Anne had barely lit her mild, light, mentholated, almost entirely pointless cigarette, when the buzzer rang from downstairs.
‘Hi, Fred.’
‘Oh, hello, Mrs Eisen: Mr Melrose is here.’
‘Well, I guess you’d better send him up,’ she said, wondering if there wasn’t some way they could ever vary this conversation.
Anne went into the kitchen, switched on the kettle, and sprinkled some tea leaves into the Japanese teapot with the wobbly overarching rattan handle.
The doorbell interrupted her and she hurried out of the kitchen to open the front door. Patrick was standing with his back to her in a long black overcoat.
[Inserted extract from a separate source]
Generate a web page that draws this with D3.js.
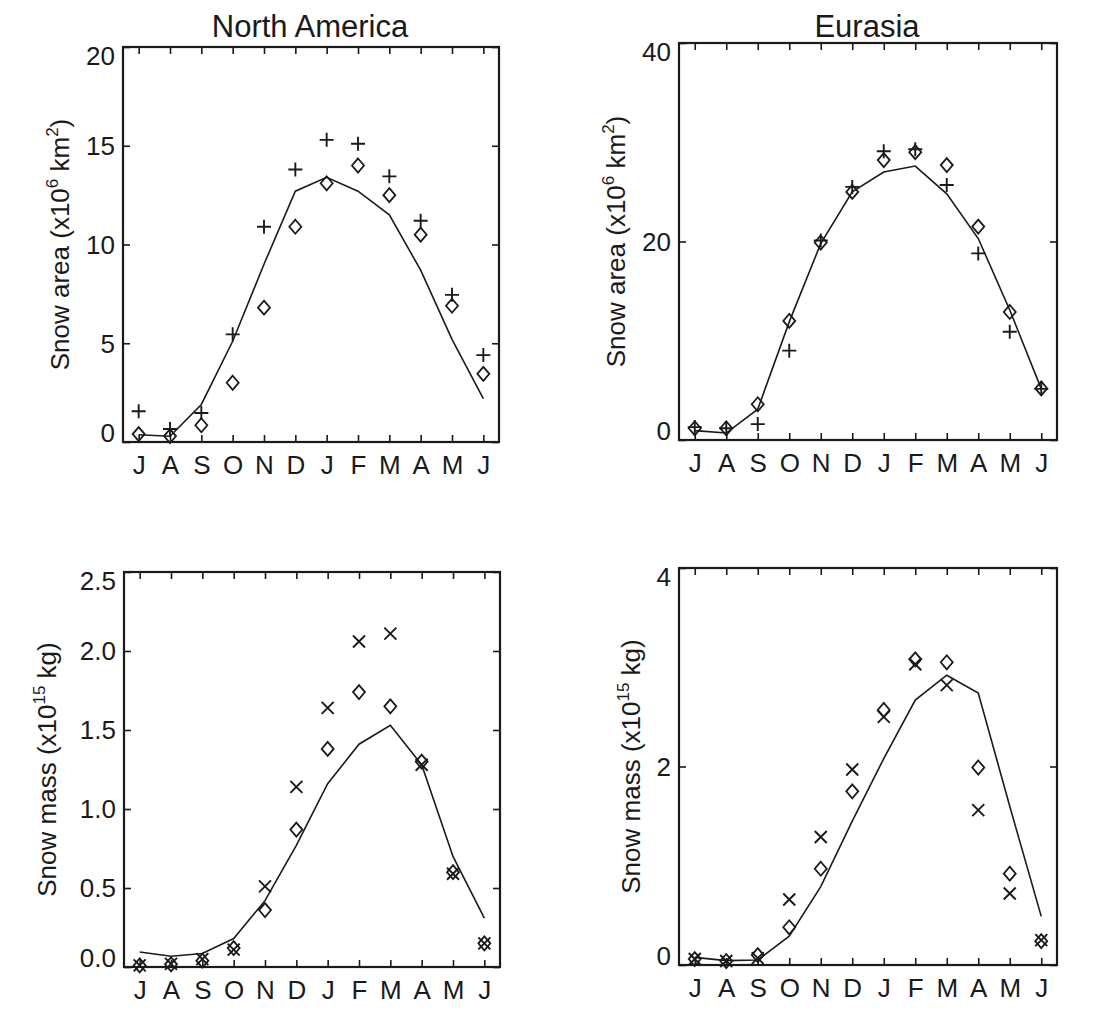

‘Hello, Patrick,’ she said.
‘Hello,’ he mumbled, trying to squeeze past her. But she took him by the shoulders and embraced him warmly.
‘I’m so sorry,’ she said.
Patrick would not yield to this embrace, but slid away like a wrestler breaking an opponent’s grip.
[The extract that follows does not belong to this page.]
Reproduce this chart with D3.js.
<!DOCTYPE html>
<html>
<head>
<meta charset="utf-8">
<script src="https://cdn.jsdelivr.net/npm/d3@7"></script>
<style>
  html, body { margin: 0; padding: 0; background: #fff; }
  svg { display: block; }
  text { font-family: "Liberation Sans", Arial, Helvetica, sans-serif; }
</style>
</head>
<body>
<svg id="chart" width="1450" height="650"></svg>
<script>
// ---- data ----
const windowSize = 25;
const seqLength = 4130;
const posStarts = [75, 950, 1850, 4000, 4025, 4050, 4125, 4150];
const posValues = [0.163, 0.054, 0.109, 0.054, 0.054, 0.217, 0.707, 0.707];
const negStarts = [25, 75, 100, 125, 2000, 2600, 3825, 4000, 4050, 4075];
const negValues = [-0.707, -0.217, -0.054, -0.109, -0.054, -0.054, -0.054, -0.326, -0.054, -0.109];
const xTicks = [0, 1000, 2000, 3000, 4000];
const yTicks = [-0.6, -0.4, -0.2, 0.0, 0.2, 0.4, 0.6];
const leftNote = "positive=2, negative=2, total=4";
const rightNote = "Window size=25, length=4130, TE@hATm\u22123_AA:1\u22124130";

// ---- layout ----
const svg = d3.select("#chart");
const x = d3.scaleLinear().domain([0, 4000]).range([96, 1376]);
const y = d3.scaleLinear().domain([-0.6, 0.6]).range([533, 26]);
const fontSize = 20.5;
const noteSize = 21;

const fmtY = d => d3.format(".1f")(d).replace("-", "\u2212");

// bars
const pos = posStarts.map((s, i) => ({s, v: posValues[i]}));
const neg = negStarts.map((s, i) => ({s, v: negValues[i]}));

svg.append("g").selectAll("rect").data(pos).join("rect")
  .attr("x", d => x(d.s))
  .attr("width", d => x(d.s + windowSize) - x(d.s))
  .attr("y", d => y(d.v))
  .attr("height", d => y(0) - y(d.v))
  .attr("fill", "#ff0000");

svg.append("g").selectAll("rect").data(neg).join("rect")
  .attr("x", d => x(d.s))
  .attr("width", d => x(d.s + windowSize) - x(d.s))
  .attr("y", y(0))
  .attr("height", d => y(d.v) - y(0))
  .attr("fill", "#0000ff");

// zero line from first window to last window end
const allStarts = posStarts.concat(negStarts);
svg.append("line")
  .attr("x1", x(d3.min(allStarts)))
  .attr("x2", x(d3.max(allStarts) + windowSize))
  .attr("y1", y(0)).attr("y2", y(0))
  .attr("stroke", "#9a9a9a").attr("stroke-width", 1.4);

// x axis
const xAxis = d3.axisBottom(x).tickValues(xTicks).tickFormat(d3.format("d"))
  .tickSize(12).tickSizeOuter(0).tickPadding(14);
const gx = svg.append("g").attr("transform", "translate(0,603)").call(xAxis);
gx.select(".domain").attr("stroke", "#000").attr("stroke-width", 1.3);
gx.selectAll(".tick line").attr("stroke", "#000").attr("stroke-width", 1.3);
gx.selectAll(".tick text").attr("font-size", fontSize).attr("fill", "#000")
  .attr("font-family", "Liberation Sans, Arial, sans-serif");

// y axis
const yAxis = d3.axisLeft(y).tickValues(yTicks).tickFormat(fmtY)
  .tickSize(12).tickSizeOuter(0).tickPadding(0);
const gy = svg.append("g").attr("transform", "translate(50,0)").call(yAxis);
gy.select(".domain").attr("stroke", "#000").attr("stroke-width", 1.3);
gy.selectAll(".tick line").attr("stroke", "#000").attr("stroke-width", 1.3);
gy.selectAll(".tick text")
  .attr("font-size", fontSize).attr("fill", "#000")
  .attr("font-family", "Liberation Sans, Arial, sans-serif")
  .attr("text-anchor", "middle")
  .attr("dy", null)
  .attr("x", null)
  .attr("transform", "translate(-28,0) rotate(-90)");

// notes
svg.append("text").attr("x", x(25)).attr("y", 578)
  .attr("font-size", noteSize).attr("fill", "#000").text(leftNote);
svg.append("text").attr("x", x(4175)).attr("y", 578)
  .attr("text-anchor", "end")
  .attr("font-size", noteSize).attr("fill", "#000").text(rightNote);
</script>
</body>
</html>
‘I’m sorry too,’ he said, bowing slightly. ‘Being late is a bore, but arriving early is unforgivable. Punctuality is one of the smaller vices I’ve inherited from my father; it means I’ll never really be chic.’ He paced up and down the drawing room with his hands in his overcoat pockets. ‘ Unlike this apartment,’ he sneered. ‘Who was lucky enough to swap this place for your nice house in London?’
‘Victor’s opposite number at Columbia, Jim Wilson.’
‘God, imagine having an opposite number instead of always being one’s own opposite number,’ said Patrick.
‘Do you want some tea?’ asked Anne with a sympathetic sigh.
‘Hum,’ said Patrick. ‘I wonder if I could have a real drink as well? For me it’s already nine in the evening.’
‘For you it’s always nine in the evening,’ said Anne. ‘What do you want? I’ll fix it for you.’
‘No, I’ll do it,’ he said, ‘you won’t make it strong enough.’
‘OK,’ said Anne, turning towards the kitchen, ‘the drinks are on the Mexican millstone.’
The millstone was engraved with feathered warriors, but it was the bottle of Wild Turkey which commanded Patrick’s attention. He poured some into a tall glass and knocked back another Quaalude with the first gulp, refilling the glass immediately. After seeing his father’s corpse, he had gone to the Forty-fourth Street branch of the Morgan Guaranty Bank and collected three thousand dollars in cash which now bulged inside an orange-brown envelope in his pocket.
He checked the pills again (lower right pocket) and then the envelope (inside left) and then the credit cards (outer left). This nervous action, which he sometimes performed every few minutes, was like a man crossing himself before an altar – the Drugs; the Cash; and the Holy Ghost of Credit.
He had already taken a second Quaalude after the visit to the bank, but he still felt groundless and desperate and overwrought. Perhaps a third one was overdoing it, but overdoing it was his occupation.
‘Does this happen to you?’ asked Patrick, striding into the kitchen with renewed energy. ‘You see a millstone, and the words “round my neck” ring up like the price on an old cash register. Isn’t it humiliating,’ he said, taking some ice cubes, ‘God, I love these ice machines, they’re the best thing about America so far – humiliating that one’s thoughts have all been prepared in advance by these idiotic mechanisms?’
‘The idiotic ones aren’t good,’ Anne agreed, ‘but there’s no need for the cash register to come up with something cheap.’
‘If your mind works like a cash register, anything you come up with is bound to be cheap.’